Question about feedback stability

In every textbook, the feedback stability is described as one input singal, one output and the feedback signal.
But how to analize the system which has no input singal, such as tieing the output directly with input? For example, a simple LDO, if the input voltage does not change and could be viewed as vitual ground in small signal analysis. If I have no input signal, how could I analyze the stability when some disturbance happens?

What does LDo represent? oscillator?
Oscillator is a good example of feedback stability issue. Stability is not satisfied so that the circuit oscillates. Razavi has some papers about using feedback stability technique to analyze oscillaotr. The key is to suppose there is some noise in the input end and then the normal stability analysis can be done.

The disturbance is your input signal. So you need to find the transfer function from the disturbance to the output and analyze it.

In reality, the LDO has an input: the reference (it may be internal and inaccessible, but it exists). A second input is the feedback input (from your output, possibly with a divider) and then it has the output.
The output (possibly divided down by the divider) is "compared" with the reference. In fact, this operation is done by a differential amplifier that effectively subtracts the feeback from the reference. Generally, this is part of the error amplifier itself. This controls the power stage and ultimately the output voltage. So that is how the output voltage is maintained constant: it is continuously "compared" with the reference, which is a stable voltage. See first diagram.

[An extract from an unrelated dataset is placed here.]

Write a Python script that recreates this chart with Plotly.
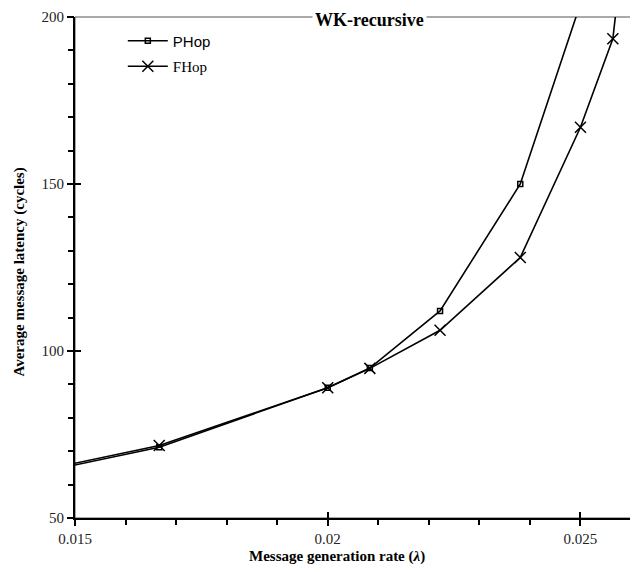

Now, for the disturbance, consider the reference equal to zero and after some manipulations of the diagram, calculate the transfer function Y(s)/D(s), that is, you consider the input is the disturbance.

Y(s)=D(s)-Y(s)*((Hd(s))*Hea(s)*Hpf(s))

So, Y(s)/D(s)=1/(1+(Hd(s))*Hea(s)*Hpf(s))

Now you analyze this transfer function, which describes the output response to an additive disturbance.

In case you are wondering, the manipulation is based on the fact that the output of the difference block is:

ε(s)=R(s)-Y(s)*Hd(s), so by dividing by Hd(s), we get

ε(s)=(R(s)/Hd)s-Y(s))*Hd(s)

Thanks for you analysis, really great.
but I think you maybe make a wrong deduction from Fig.1 to Fig.2, the transfer block after the error amplifier should be Hd(s) instead of 1/Hd(s).
So according to your analysis, it seems conclution is stability only relates to openloop gain and phase, in other words, 0db phase margin, right?

Yes, that is right, I made a mistake in the diagram, but corrected it now. Thanks!

The stability of the system is analyzed by looking at this new transfer function. It is very similar to the open-loop transfer function of the system. I say only similar because after the manipulations, we no longer took into account the "filter" introduced in series with the reference.

fantaci said:

So according to your analysis, it seems conclution is stability only relates to openloop gain and phase, in other words, 0db phase margin, right?

Click to expand...

i think stability not only relates to 0db phase margin but also relates to -180 degree gain margin. because when the system has zeros, maybe the phase is not degressive.

This seems to be a confusion: 0 deg or 180deg.
Strictly speaking, the stability is assessed when the phase is -180deg.
However, very often in practice, when measuring the open-loop gain, the measurement is done on the feedback block input. Therefore, you include the -180deg phase shift coming from the comparator. Thus, your total phase shift appears 360deg, or 0deg and that is where you assess stability.

But, as I mentioned, this is just another way of seeing things, and many practitioners will refer to the phase margin to mean the difference from 0deg instead of 180deg. The basic stability problem remains unchanged, except for the addition of this fixed 180deg phase shift. It's a matter of convenience.